Friday, June 17

See, It's not About Sex, and The "Bad Review Test"

Well, I finished A Countess Below Stairs. A sweet book with an interesting time period (post WW I, England) and a heroine who is a Post-Russian Revolution emigre. And, it was "sweet"--no sex, it didn't need it. The next time someone tells me romance is about sex, I'm handing them this book. Romance is about relationships and HEA, sex is a fringe benefit.

I'm still on a reading binge, I finished ACBS before we left for school, started and finished Patricia Grasso To Catch A Countess for my "Bad Review Test" and am about 100 pages into Ruth Wind's In the Midnight Rain, so far it's great. I love rainy days. Junior plays beautifully by himself and doesn't require entertaining and I can curl up on the sofa and read.

The Bad Review Test

I have read two books that qualify for this test, one I read on purpose and the other I read before I saw the reviews.
  1. To Catch a Countess by Patricia Grasso--Mrs. G gave this book a 03, it deserved it. The heroine is dyslexic and in Regency England this probably would have qualified her as "stupid". The problem with this book is she really is stupid and her inability to read has nothing to do with it. She simply does and says stupid things, this may be because she's a sheltered 18 year old, but I hope I wasn't this stupid at 18. And, the hero is a bully. I like alpha heros, but he's not only alpha, he's just plain mean. And, his redemption comes too little too late.
  2. The Cobra & The Concubine by Bonnie Vanak--This book fell into my Bad Review Test by accident. The review over at AAR came out after I read the book, the reviewer there gave it an F. I understood the reviewer's complaints about this book, but it still entertained me. Even if it wasn't entertaining, it would have gotten a higher grade from me simply because of setting and time period (Egypt/England in 1898--is this period considered Victorian or Edwardian?).

So, what does all this show? Who knows?

5 comments:

Angry Woman said...

Hi Tara

I just finished To Catch a Countess and I felt the same way you do.
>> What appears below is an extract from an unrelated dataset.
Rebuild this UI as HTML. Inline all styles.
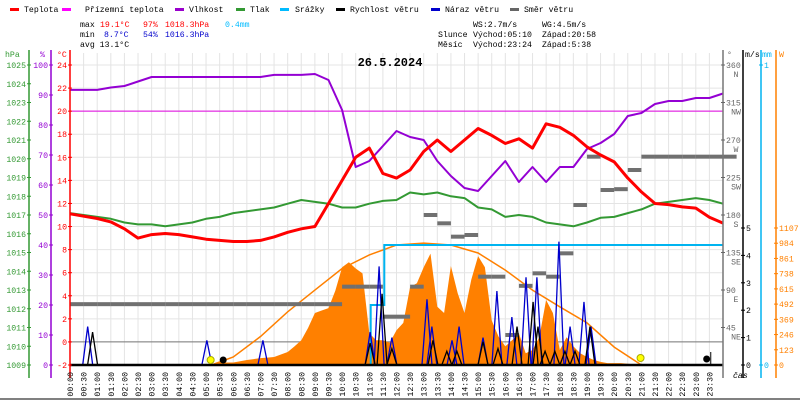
<!DOCTYPE html>
<html><head><meta charset="utf-8"><style>
html,body{margin:0;padding:0;background:#fff;}
svg{display:block;font-family:"Liberation Mono",monospace;font-size:8.2px;}
</style></head><body>
<svg id="chart" xmlns="http://www.w3.org/2000/svg" width="800" height="400" viewBox="0 0 800 400">
<rect x="0" y="0" width="800" height="400" fill="#fff"/>
<g>
 <rect x="10" y="8" width="9" height="3" fill="#f00"/><text x="24" y="12">Teplota</text>
 <rect x="62" y="8" width="9" height="3" fill="#f0f"/><text x="85" y="12">Přízemní teplota</text>
 <rect x="175" y="8" width="9" height="3" fill="#90c"/><text x="189" y="12">Vlhkost</text>
 <rect x="236" y="8" width="9" height="3" fill="#393"/><text x="250" y="12">Tlak</text>
 <rect x="280" y="8" width="9" height="3" fill="#0bf"/><text x="295" y="12">Srážky</text>
 <rect x="336" y="8" width="9" height="3" fill="#000"/><text x="350" y="12">Rychlost větru</text>
 <rect x="431" y="8" width="9" height="3" fill="#00c"/><text x="445" y="12">Náraz větru</text>
 <rect x="510" y="8" width="9" height="3" fill="#666"/><text x="524" y="12">Směr větru</text>
</g>
<g>
 <text x="80" y="27">max</text>
 <text x="100" y="27" fill="#f00">19.1°C</text>
 <text x="143" y="27" fill="#f00">97%</text>
 <text x="165" y="27" fill="#f00">1018.3hPa</text>
 <text x="225" y="27" fill="#0bf">0.4mm</text>
 <text x="80" y="37">min</text>
 <text x="104" y="37" fill="#00c">8.7°C</text>
 <text x="143" y="37" fill="#00c">54%</text>
 <text x="165" y="37" fill="#00c">1016.3hPa</text>
 <text x="80" y="47">avg 13.1°C</text>
 <text x="473" y="27">WS:2.7m/s</text>
 <text x="542" y="27">WG:4.5m/s</text>
 <text x="438" y="37">Slunce</text>
 <text x="473" y="37">Východ:05:10</text>
 <text x="542" y="37">Západ:20:58</text>
 <text x="438" y="47">Měsíc</text>
 <text x="473" y="47">Východ:23:24</text>
 <text x="542" y="47">Západ:5:38</text>
</g>
<g id="grid"></g>
<g id="series"></g>
<g id="axes"></g>
<text x="390" y="66" text-anchor="middle" font-family="Liberation Mono, monospace" font-weight="bold" font-size="12">26.5.2024</text>
</svg>
<script>
const halfHours = [0,0.5,1,1.5,2,2.5,3,3.5,4,4.5,5,5.5,6,6.5,7,7.5,8,8.5,9,9.5,10,10.5,11,11.5,12,12.5,13,13.5,14,14.5,15,15.5,16,16.5,17,17.5,18,18.5,19,19.5,20,20.5,21,21.5,22,22.5,23,23.5,24];
const temperature = [11.1,10.9,10.7,10.4,9.8,9.0,9.3,9.4,9.3,9.1,8.9,8.8,8.7,8.7,8.8,9.1,9.5,9.8,10.0,12.0,14.0,16.0,16.8,14.6,14.2,14.9,16.5,17.5,16.5,17.5,18.5,17.9,17.2,17.6,16.8,18.9,18.6,17.9,16.9,16.2,15.6,14.2,13.0,12.0,11.9,11.7,11.6,10.8,10.3];
const humidity = [91.7,91.7,91.7,92.5,93,94.5,96,96,96,96,96,96,96,96,96,96.7,96.7,96.7,97,95,85,66,68,73,78,76,75,68,63,59,58,63,68,61,66,61,66,66,72,74,77,83,84,87,88,88,89,89,90.5];
const pressure = [1017.1,1017.0,1016.9,1016.8,1016.6,1016.5,1016.5,1016.4,1016.5,1016.6,1016.8,1016.9,1017.1,1017.2,1017.3,1017.4,1017.6,1017.8,1017.7,1017.6,1017.4,1017.4,1017.6,1017.75,1017.8,1018.2,1018.1,1018.2,1018.0,1017.9,1017.4,1017.3,1016.9,1017.0,1016.9,1016.6,1016.5,1016.4,1016.6,1016.85,1016.9,1017.1,1017.3,1017.6,1017.7,1017.8,1017.9,1017.8,1017.6];
const windDir = [73,73,73,73,73,73,73,73,73,73,73,73,73,73,73,73,73,73,73,73,94,94,94,58,58,94,180,170,154,156,106,106,36,95,110,106,134,192,250,210,211,234,250,250,250,250,250,250,250];
const radiation = [0,0,0,0,0,0,0,0,0,0,0,0,0,0,0,0,0,0,0,0,0,0,20,20,20,30,40,48,56,60,65,85,105,150,200,300,420,440,460,600,790,830,780,740,258,200,200,180,280,340,630,660,790,900,470,420,800,580,420,690,880,790,360,230,150,200,255,95,120,225,525,420,120,225,150,95,65,40,25,15,15,15,10,5,0,0,0,0,0,0,0,0,0,0,0,0,0];
const clearSkyHours = [5.2,6,7,8,9,10,11,12,13,14,15,16,17,18,19,20,21];
const clearSky = [0,65,230,430,605,780,890,970,985,970,905,767,605,470,340,145,0];
const rainTimes = [11.05,11.55,24];
const rainTotals = [0.2,0.4,0.4];
const windPeakTimes = [0.83,11.03,11.47,11.83,13.34,13.85,14.22,15.18,15.73,16.43,17.02,17.2,17.46,17.82,18.19,18.56,19.11];
const windPeakValues = [1.2,0.8,2.6,0.6,0.9,0.5,0.5,0.85,0.6,1.4,2.3,1.4,0.5,0.5,0.5,0.5,1.4];
const gustPeakTimes = [0.65,5.03,7.09,11.03,11.36,11.83,13.12,13.3,14.04,14.3,15.18,15.69,16.24,16.76,17.16,17.97,18.38,18.89,19.15];
const gustPeakValues = [1.4,0.9,0.9,1.2,3.6,1.0,2.4,1.4,0.9,1.4,1.0,2.7,1.75,3.2,3.2,4.5,1.4,2.3,1.4];
const pressureTicks = [1025,1024,1023,1022,1021,1020,1019,1018,1017,1016,1015,1014,1013,1012,1011,1010,1009];
const humidityTicks = [100,90,80,70,60,50,40,30,20,10,0];
const tempTicks = [24,22,20,18,16,14,12,10,8,6,4,2,0,-2];
const dirTicks = [360,315,270,225,180,135,90,45];
const dirNames = ["N","NW","W","SW","S","SE","E","NE"];
const windTicks = [0,1,2,3,4,5];
const rainTicks = [0,1];
const radTicks = [0,123,246,369,492,615,738,861,984,1107];

const NS="http://www.w3.org/2000/svg";
const L=70,R=723,T0=65,B=365;
const X=t=>L+t*(R-L)/24;
const YT=v=>B-(v+2)*(B-T0)/26;
const YH=v=>B-v*(B-T0)/100;
const YP=v=>B-(v-1009)*(B-T0)/16;
const YD=v=>B-v*(B-T0)/360;
const YW=v=>B-v*137/5;
const YR=v=>B-v*137/1107;
const YM=v=>B-v*(B-T0);
function mk(parent,tag,attrs,txt){const e=document.createElementNS(NS,tag);for(const k in attrs)e.setAttribute(k,attrs[k]);if(txt!==undefined)e.textContent=txt;parent.appendChild(e);return e;}
const grid=document.getElementById('grid'),ser=document.getElementById('series'),ax=document.getElementById('axes');

for(let i=0;i<=48;i++){const x=X(i/2);
 const g=mk(grid,'line',{x1:x,x2:x,y1:T0-12,y2:B,stroke:'#e4e4e4','stroke-width':1});
 
 }
tempTicks.forEach(v=>{const y=YT(v);
 const g=mk(grid,'line',{x1:L,x2:R,y1:y,y2:y,stroke:'#e4e4e4','stroke-width':1});
 
 });
const zl=mk(grid,'line',{x1:L,x2:R,y1:YT(0),y2:YT(0),stroke:'#777','stroke-width':1});



let d='M'+X(0)+','+B;
radiation.forEach((v,i)=>{const t=i/4;d+=' L'+X(t).toFixed(1)+','+YR(v).toFixed(1);});
d+=' L'+X(24)+','+B+' Z';
const ra=mk(ser,'path',{d:d,fill:'#ff8000',stroke:'none'});


const cs=mk(ser,'polyline',{points:clearSkyHours.map((t,i)=>X(t).toFixed(1)+','+YR(clearSky[i]).toFixed(1)).join(' '),fill:'none',stroke:'#ff8000','stroke-width':1.5});



const gt=mk(ser,'line',{x1:L,x2:R,y1:YT(20),y2:YT(20),stroke:'#e000e0','stroke-width':1});



windDir.forEach((v,i)=>{const x=X(halfHours[i]),y=YD(v);
 const w=mk(ser,'rect',{x:x,y:y-2,width:(R-L)/48,height:4,fill:'#707070','stroke-dasharray':'3 1'});
 
 });

function line(vals,fy,color,sw){
 return mk(ser,'polyline',{points:vals.map((v,i)=>X(halfHours[i]).toFixed(1)+','+fy(v).toFixed(1)).join(' '),fill:'none',stroke:color,'stroke-width':sw,'stroke-linejoin':'round'});}
const pl=line(pressure,YP,'#339933',2);


const hl=line(humidity,YH,'#9400d3',2);


const tl=line(temperature,YT,'#ff0000',3);



let rp=X(0)+','+B+' '+X(rainTimes[0])+','+B;
rainTimes.forEach((t,i)=>{rp+=' '+X(t).toFixed(1)+','+YM(i?rainTotals[i-1]:0).toFixed(1)+' '+X(t).toFixed(1)+','+YM(rainTotals[i]).toFixed(1);});
const rl=mk(ser,'polyline',{points:rp,fill:'none',stroke:'#00b4f0','stroke-width':2});



function spikes(times,vals,color,name){const g=mk(ser,'g',{});
 times.forEach((t,i)=>{const x=X(t),y=YW(vals[i]);
  const s=mk(g,'polyline',{points:(x-5)+','+B+' '+(x-2)+','+(y+(B-y)*0.4)+' '+x+','+y+' '+(x+2)+','+(y+(B-y)*0.4)+' '+(x+5)+','+B,fill:'none',stroke:color,'stroke-width':1.3});
  
  });
 return g;}
const gg=spikes(gustPeakTimes,gustPeakValues,'#0000cc','gust-spike');


const wg=spikes(windPeakTimes,windPeakValues,'#000','wind-speed-spike');



const bl=mk(ax,'line',{x1:L,x2:R,y1:B,y2:B,stroke:'#000','stroke-width':2.5});



const m1=mk(ax,'circle',{cx:X(5.17),cy:360,r:3.5,fill:'#ff0',stroke:'#aa0'});


const m2=mk(ax,'circle',{cx:X(5.63),cy:360,r:3.5,fill:'#000'});


const m3=mk(ax,'circle',{cx:X(20.97),cy:358,r:3.5,fill:'#ff0',stroke:'#aa0'});


const m4=mk(ax,'circle',{cx:X(23.4),cy:359,r:3.5,fill:'#000'});


const m5=mk(ax,'line',{x1:X(23.55),x2:X(23.55),y1:352,y2:365,stroke:'#000'});



function vline(x,color,name){const l=mk(ax,'line',{x1:x,x2:x,y1:50,y2:378,stroke:color,'stroke-width':1.5});
 
 }
vline(29,'#339933','pressure-axis');vline(51,'#9400d3','humidity-axis');vline(70,'#f00','temperature-axis');
vline(723,'#777','direction-axis');vline(743,'#000','wind-axis');vline(761,'#00b4f0','rain-axis');vline(776,'#ff8000','radiation-axis');

function tick(x,y,color,label,anchor,lx,name){
 const t=mk(ax,'line',{x1:x-2,x2:x+2,y1:y,y2:y,stroke:color});
 
 
 const tx=mk(ax,'text',{x:lx,y:y+3,fill:color,'text-anchor':anchor},label);
 
 }
pressureTicks.forEach(v=>tick(29,YP(v),'#339933',String(v),'end',26,'pressure'));
humidityTicks.forEach(v=>tick(51,YH(v),'#9400d3',String(v),'end',48,'humidity'));
tempTicks.forEach(v=>tick(70,YT(v),'#f00',String(v),'end',67,'temperature'));
dirTicks.forEach((v,i)=>{tick(723,YD(v),'#666',String(v),'start',726,'direction');
 const n=mk(ax,'text',{x:736,y:YD(v)+12,fill:'#666','text-anchor':'middle'},dirNames[i]);
 
 });
windTicks.forEach(v=>tick(743,YW(v),'#000',String(v),'start',746,'wind'));
rainTicks.forEach(v=>tick(761,YM(v),'#00b4f0',String(v),'start',764,'rain'));
radTicks.forEach(v=>tick(776,YR(v),'#ff8000',String(v),'start',779,'radiation'));

[['hPa',5,'#339933'],['%',40,'#9400d3'],['°C',57,'#f00'],['°',727,'#666'],['m/s',745,'#000'],['mm',762,'#00b4f0'],['W',779,'#ff8000']].forEach(u=>{
 const e=mk(ax,'text',{x:u[1],y:57,fill:u[2]},u[0]);
 
 });
const cas=mk(ax,'text',{x:733,y:378,fill:'#000','font-style':'italic'},'čas');



for(let i=0;i<48;i++){const h=Math.floor(i/2),m=i%2?'30':'00';
 const lab=(h<10?'0':'')+h+':'+m;const x=X(i/2)+3;
 const e=mk(ax,'text',{x:0,y:0,'text-anchor':'end',transform:'translate('+x.toFixed(1)+',372) rotate(-90)'},lab);
 
 }
const tb=mk(ax,'line',{x1:0,x2:800,y1:399,y2:399,stroke:'#000'});


</script>
</body></html>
Victoria was so plain silly and Alexander was just damned domineering. I wanted to smack the s*** out of both of them. And the way she lashed out at everyone drove me INSANE!!! She was more like a five year old!!! The characters that really annoyed me the most is her family. They really made me nuts by the way they "pimped" her out to make sure that the two of them get intentionally caught together in bed. And I really wasn't surprised when the Big Misunderstanding happened. It was bound to happen when you got two vengeful women and all that innocent sneaking around.

I was hoping for a better book from Ms. Grasso. I am a big fan of her writing but this one wasn't up to snuff.

Amy

Tara Marie said...

Amy--I didn't even get into her horrible family. I can't believe the sisters' allowed the BILs to laugh a her. They were all to obnoxious for words.

Bob & Muffintop said...

OMG- I have this in my TBR. I oughta ditch it now, you think? The last Grasso I read was ok. Just that. Not great. Not awful. Ho hum. The TBR book was from the trade shelf at the library. Maybe I'll return it. :(

Anonymous said...

Tara: I agree with you on the Vanak book (but you know that:).
Now taking into consideration that I gave TCATC a B and AAR gave it an F, and AAR gave the other 2 D's, will that make them A's for me??? I agree though, it should have gotten higher than an F on uniqueness alone.
Just goes to show, reviews are great for story outlines and general ideas but basically we are all individual readers with individual tastes.

Megan Frampton said...

Tara Marie:

One of the best no sex, but plenty of spark books I've ever read is Kate Moore's Sweet Bargain. What she does with a few kisses is just astonishing. And the library had TCAC for sale, I might just pick it up to see just how bad bad can be.